___ Data records

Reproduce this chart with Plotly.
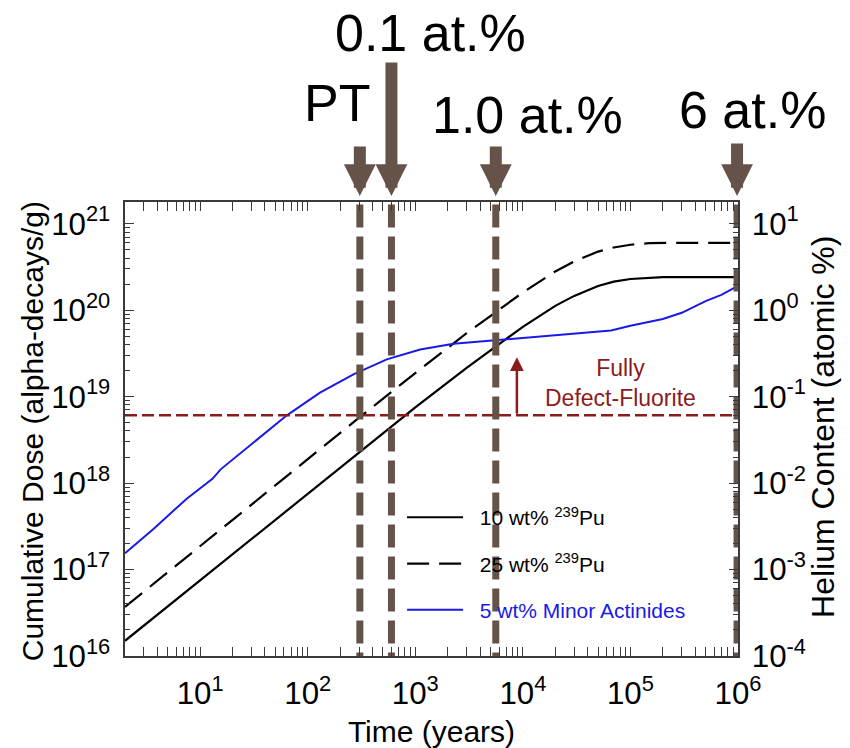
import math
import plotly.graph_objects as go

# ---- data -------------------------------------------------------------
# time after fabrication (years)
time_pu = [2, 5, 10, 30, 100, 300, 1000, 3000, 10000, 20000, 30000, 50000,
           70000, 100000, 150000, 200000, 300000, 500000, 1000000]
# cumulative alpha dose (alpha-decays/g)
dose_pu10 = [1.5e16, 3.75e16, 7.5e16, 2.25e17, 7.6e17, 2.3e18, 7.5e18, 2.15e19,
             6.4e19, 1.12e20, 1.46e20, 1.9e20, 2.13e20, 2.29e20, 2.38e20, 2.4e20,
             2.4e20, 2.4e20, 2.4e20]
dose_pu25 = [3.7e16, 9.3e16, 1.88e17, 5.6e17, 1.9e18, 5.7e18, 1.87e19, 5.4e19,
             1.6e20, 2.8e20, 3.65e20, 4.75e20, 5.3e20, 5.7e20, 5.95e20, 6.0e20,
             6.0e20, 6.0e20, 6.0e20]

time_ma = [2, 3.7, 7.5, 13, 15.5, 31, 64, 130, 266, 543, 1110, 2265, 5740,
           10000, 22400, 66000, 100000, 200000, 300000, 500000, 700000, 1000000]
dose_ma = [1.54e17, 2.97e17, 6.6e17, 1.12e18, 1.44e18, 2.93e18, 6.07e18, 1.11e19,
           1.81e19, 2.69e19, 3.51e19, 4.08e19, 4.5e19, 4.8e19, 5.14e19, 5.8e19,
           6.6e19, 7.9e19, 9.3e19, 1.27e20, 1.5e20, 1.9e20]

series_names = ["\u00a0\u00a010 wt% <sup>239</sup>Pu",
                "\u00a0\u00a025 wt% <sup>239</sup>Pu",
                "\u00a0\u00a0<span style='color:#1a1ae6'>5 wt% Minor Actinides</span>"]

# dose threshold for full conversion to defect-fluorite
fluorite_dose = 6.1e18
fluorite_label = "Fully<br>Defect-Fluorite"
fluorite_arrow_time = 8800
fluorite_arrow_tip = 2.84e19

# helium-content milestones (years) and their labels
marker_years = [305, 600, 5600, 980000]
marker_labels = ["PT", "0.1 at.%", "1.0 at.%", "6 at.%"]

# axis titles
x_title = "Time (years)"
y_title = "Cumulative Dose (alpha-decays/g)"
y2_title = "Helium Content (atomic %)"

# tick label replacements (keep the 10^n form for 10^0 and 10^1)
x_alias = {"10": "10<sup>1</sup>"}
he_alias = {"1": "10<sup>0</sup>", "10": "10<sup>1</sup>",
            "10<sup>\u22121</sup>": "10<sup>-1</sup>",
            "10<sup>\u22122</sup>": "10<sup>-2</sup>",
            "10<sup>\u22123</sup>": "10<sup>-3</sup>",
            "10<sup>\u22124</sup>": "10<sup>-4</sup>"}

# ---- style ------------------------------------------------------------
FONT = "Liberation Sans, Arial, Helvetica, sans-serif"
BROWN = "#65534a"
DARKRED = "#8b1c1c"
BLUE = "#1a1ae6"
AXIS = "#3a3a3a"

X_RANGE = [math.log10(2), 6]
Y_RANGE = [16, 21.25]
Y2_RANGE = [-4, 1.25]

fig = go.Figure()

fig.add_trace(go.Scatter(x=time_pu, y=dose_pu10, mode="lines", name=series_names[0],
                         line=dict(color="black", width=2.2), legendgroup="a"))
fig.add_trace(go.Scatter(x=time_pu, y=dose_pu25, mode="lines", name=series_names[1],
                         line=dict(color="black", width=2.2, dash="22px,10px"),
                         legendgroup="b"))
fig.add_trace(go.Scatter(x=time_ma, y=dose_ma, mode="lines", name=series_names[2],
                         line=dict(color=BLUE, width=2), legendgroup="c"))

# defect-fluorite threshold
fig.add_trace(go.Scatter(x=[10 ** X_RANGE[0], 10.0 ** X_RANGE[1]],
                         y=[fluorite_dose, fluorite_dose], mode="lines",
                         line=dict(color=DARKRED, width=2.5, dash="12px,5px"),
                         showlegend=False, hoverinfo="skip"))

# milestone lines, drawn against the helium-content axis (full height)
for yr in marker_years:
    fig.add_trace(go.Scatter(x=[yr, yr], y=[10 ** 1.22, 10.0 ** Y2_RANGE[0]],
                             yaxis="y2", mode="lines",
                             line=dict(color=BROWN, width=7, dash="23px,9px"),
                             showlegend=False, hoverinfo="skip"))

annotations = []
# milestone arrows above the frame
tail_lengths = [51, 135, 51, 54]
for yr, tail in zip(marker_years, tail_lengths):
    annotations.append(dict(x=math.log10(yr), y=1.013, xref="x", yref="paper",
                            ax=0, ay=-tail, text="", showarrow=True,
                            arrowhead=2, arrowsize=0.53, arrowwidth=12,
                            arrowcolor=BROWN))
label_pos = [(0.3458, 1.218), (0.4976, 1.372), (0.657, 1.1916), (1.023, 1.2026)]
for lab, (px, py) in zip(marker_labels, label_pos):
    annotations.append(dict(x=px, y=py, xref="paper", yref="paper", text=lab,
                            showarrow=False, xanchor="center", yanchor="middle",
                            font=dict(family=FONT, size=52, color="black")))

# threshold arrow and label
annotations.append(dict(x=math.log10(fluorite_arrow_time), y=math.log10(fluorite_arrow_tip),
                        xref="x", yref="y", ax=math.log10(fluorite_arrow_time),
                        ay=math.log10(fluorite_dose), axref="x", ayref="y",
                        text="", showarrow=True, arrowhead=2, arrowsize=1.1,
                        arrowwidth=2.5, arrowcolor=DARKRED))
annotations.append(dict(x=0.809, y=0.601, xref="paper", yref="paper",
                        xanchor="center", yanchor="middle",
                        text=fluorite_label, showarrow=False,
                        font=dict(family=FONT, size=23, color=DARKRED)))

# vertical axis titles
annotations.append(dict(x=-0.1517, y=0.495, xref="paper", yref="paper",
                        xanchor="center", yanchor="middle", textangle=-90,
                        text=y_title, showarrow=False,
                        font=dict(family=FONT, size=30, color="black")))
annotations.append(dict(x=1.139, y=0.505, xref="paper", yref="paper",
                        xanchor="center", yanchor="middle", textangle=-90,
                        text=y2_title, showarrow=False,
                        font=dict(family=FONT, size=32, color="black")))

common_axis = dict(type="log", showline=True, linecolor=AXIS, linewidth=1.5,
                   ticks="inside", tickcolor=AXIS, tickwidth=1.2, ticklen=9,
                   showgrid=False, zeroline=False, tickmode="linear", tick0=0,
                   dtick=1, exponentformat="power", automargin=False,
                   minor=dict(ticks="inside", ticklen=5, tickcolor=AXIS,
                              tickwidth=1.2, dtick="D1", showgrid=False),
                   tickfont=dict(family=FONT, size=25, color="black"))

fig.update_layout(
    width=850, height=748,
    margin=dict(l=125, r=112, t=202, b=92, autoexpand=False),
    paper_bgcolor="white", plot_bgcolor="white",
    font=dict(family=FONT, color="black"),
    showlegend=True,
    legend=dict(x=0.452, y=0.35, xanchor="left", yanchor="top",
                bgcolor="rgba(0,0,0,0)", borderwidth=0, tracegroupgap=16,
                itemwidth=56, font=dict(family=FONT, size=21, color="black")),
    xaxis=dict(range=X_RANGE, mirror="allticks", ticklabelstandoff=10,
               labelalias=x_alias,
               title=dict(text=x_title, standoff=14,
                          font=dict(family=FONT, size=30, color="black")),
               **common_axis),
    yaxis=dict(range=Y_RANGE, mirror=False, ticklabelstandoff=8, **common_axis),
    yaxis2=dict(range=Y2_RANGE, overlaying="y", side="right", anchor="x",
                ticklabelstandoff=7, labelalias=he_alias, **common_axis),
    annotations=annotations,
)

fig.write_html("out.html")
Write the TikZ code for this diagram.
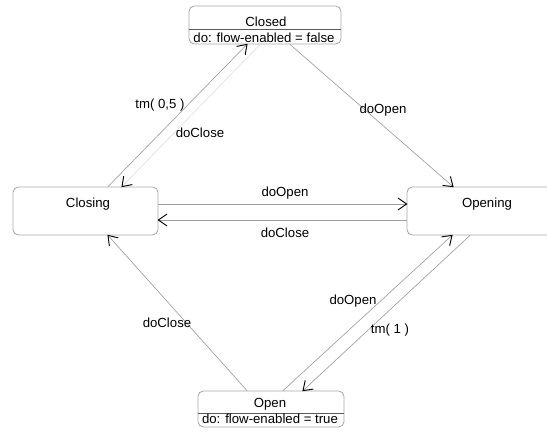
\documentclass[tikz,border=0pt]{standalone}
\usepackage{fontspec}
\setmainfont{Liberation Sans}
\usetikzlibrary{calc,decorations.markings}
\begin{document}
\begin{tikzpicture}[x=0.75pt,y=0.75pt,
  font=\fontsize{9.9}{12}\selectfont,
  state/.style={draw=gray!70, line width=0.6pt, rounded corners=4pt, inner sep=0pt},
  divider/.style={draw=black!65, line width=0.7pt},
  openhead/.style={postaction={decorate, decoration={markings,
    mark=at position 1 with {\draw[black, line width=0.7pt, solid]
      (-6.5pt,4.5pt) -- (0pt,0pt) -- (-6.5pt,-4.5pt);}}}},
  trans/.style={draw=gray!75, line width=0.5pt, openhead},
  faint/.style={draw=gray!25},
  lbl/.style={inner sep=1pt}]
\useasboundingbox (0,-432) rectangle (547,0);
\clip (0,-432) rectangle (547,0);

% states
\node[state, minimum width=114pt, minimum height=28.5pt] (closed) at (265,-25) {};
\draw[divider] ($(closed.west)+(0,-4)$) -- ($(closed.east)+(0,-4)$);
\node[lbl] (closedname) at (266,-22) {Closed};
\node[lbl] (closeddo) at (264,-37.5) {do: flow-enabled = false};

\node[state, minimum width=108.75pt, minimum height=36pt] (closing) at (85.5,-211) {};
\node[lbl, anchor=base] (closingname) at (88,-207) {Closing};

\node[state, minimum width=120pt, minimum height=36pt] (opening) at (487,-211) {};
\node[lbl, anchor=base] (openingname) at (487,-207) {Opening};

\node[state, minimum width=109.5pt, minimum height=27pt] (open) at (271,-409) {};
\draw[divider] ($(open.west)+(0,-4)$) -- ($(open.east)+(0,-4)$);
\node[lbl, anchor=base] (openname) at (270,-407) {Open};
\node[lbl, anchor=base] (opendo) at (270,-423) {do: flow-enabled = true};

% transitions
\draw[trans] ($(closing.north)+(22.5,0)$) -- ($(closed.south)+(-18,0)$);
\draw[trans, faint] ($(closed.south)+(-5,0)$) -- ($(closing.north)+(36.5,0)$);
\draw[trans] ($(closed.south)+(25,0)$) -- ($(opening.north)+(-34,0)$);
\draw[trans] ($(closing.east)+(0,7)$) -- ($(opening.west)+(0,7)$);
\draw[trans] ($(opening.west)+(0,-9)$) -- ($(closing.east)+(0,-9)$);
\draw[trans] ($(open.north)+(-24,0)$) -- ($(closing.south)+(22.5,0)$);
\draw[trans] ($(open.north)+(12,0)$) -- ($(opening.south)+(-35,0)$);
\draw[trans] ($(opening.south)+(-17,0)$) -- ($(open.north)+(32,0)$);

% transition labels
\node[lbl] (l1) at (160,-105) {tm( 0,5 )};
\node[lbl] (l2) at (200,-133) {doClose};
\node[lbl] (l3) at (383,-110) {doOpen};
\node[lbl] (l4) at (285,-193) {doOpen};
\node[lbl] (l5) at (285,-233) {doClose};
\node[lbl] (l6) at (167,-323) {doClose};
\node[lbl] (l7) at (353,-301) {doOpen};
\node[lbl] (l8) at (390,-330) {tm( 1 )};
\end{tikzpicture}
\end{document}
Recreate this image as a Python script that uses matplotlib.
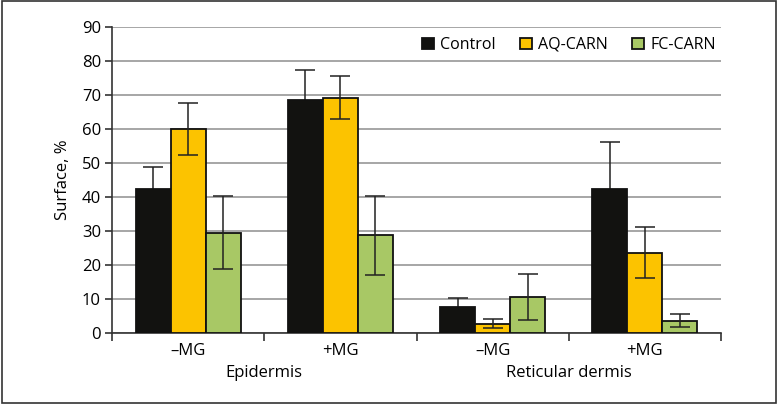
import matplotlib
matplotlib.use("Agg")
import matplotlib.pyplot as plt
import matplotlib.transforms as mtransforms
from matplotlib.patches import Rectangle
import numpy as np

plt.rcParams['font.family'] = ['Open Sans', 'DejaVu Sans']

groups = ["\u2013MG", "+MG", "\u2013MG", "+MG"]
regions = ["Epidermis", "Reticular dermis"]
series = ["Control", "AQ-CARN", "FC-CARN"]

control = [42.3, 68.6, 7.7, 42.5]
control_err = [6.6, 8.9, 2.7, 13.7]
aq = [60.1, 69.3, 2.8, 23.6]
aq_err = [7.6, 6.3, 1.3, 7.5]
fc = [29.5, 28.8, 10.6, 3.6]
fc_err = [10.8, 11.6, 6.9, 1.9]

colors = ["#121210", "#FCC300", "#A8C865"]

fig = plt.figure(figsize=(7.78, 4.04), dpi=100)
ax = fig.add_axes([0.144, 0.1757, 0.7827, 0.7567])

x = np.arange(len(groups))
width = 0.23
vals = [control, aq, fc]
errs = [control_err, aq_err, fc_err]
for i in range(3):
    ax.bar(x + (i - 1) * width, vals[i], width, color=colors[i],
           edgecolor="#111111", linewidth=1.3, label=series[i], zorder=3)
    # the dark control bar hides the lower half of its own error bar
    ax.errorbar(x + (i - 1) * width, vals[i], yerr=errs[i], fmt="none",
                ecolor="#222222", elinewidth=1.1, capsize=7, capthick=1.1,
                zorder=2.5 if i == 0 else 4)

ax.set_ylim(0, 90)
ax.set_yticks(np.arange(0, 91, 10))
ax.set_xlim(-0.5, 3.5)
ax.yaxis.grid(True, color="#a6a6a6", linewidth=1.4, zorder=0)
ax.set_axisbelow(True)
for s in ["top", "right"]:
    ax.spines[s].set_visible(False)
ax.spines["left"].set_color("#333333")
ax.spines["bottom"].set_color("#333333")
ax.spines["left"].set_linewidth(1.2)
ax.spines["bottom"].set_linewidth(1.2)

ax.set_xticks([-0.5, 0.5, 1.5, 2.5, 3.5])
ax.set_xticklabels([])
ax.set_xticks(x, minor=True)
ax.set_xticklabels(groups, minor=True, fontsize=12)
ax.tick_params(axis="x", which="minor", length=0, pad=7)
ax.tick_params(axis="x", which="major", length=6, width=1.2, color="#333333")
ax.tick_params(axis="y", labelsize=12, length=5, width=1.2, color="#333333", pad=3)

trans = mtransforms.blended_transform_factory(ax.transData, ax.transAxes)
ax.text(0.5, -0.13, regions[0], transform=trans, ha="center", va="center", fontsize=12)
ax.text(2.5, -0.13, regions[1], transform=trans, ha="center", va="center", fontsize=12)

ax.set_ylabel("Surface, %", fontsize=12, labelpad=8)

ax.legend(loc="upper right", ncol=3, frameon=False, fontsize=11.5,
          handlelength=0.75, handleheight=0.75, handletextpad=0.4,
          columnspacing=1.5, bbox_to_anchor=(1.01, 1.005), borderaxespad=0.3)

fig.patches.append(Rectangle((0.002, 0.003), 0.996, 0.994, transform=fig.transFigure,
                             fill=False, edgecolor="#333333", linewidth=1.2))

fig.savefig("out.png", dpi=100)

______

- The problem
From the first line above down to the line with "import plotly.graph_objects as go", reproduce every line and no others, omitting pictures.

- Task result
Reproduce this chart with Plotly.
import math
import plotly.graph_objects as go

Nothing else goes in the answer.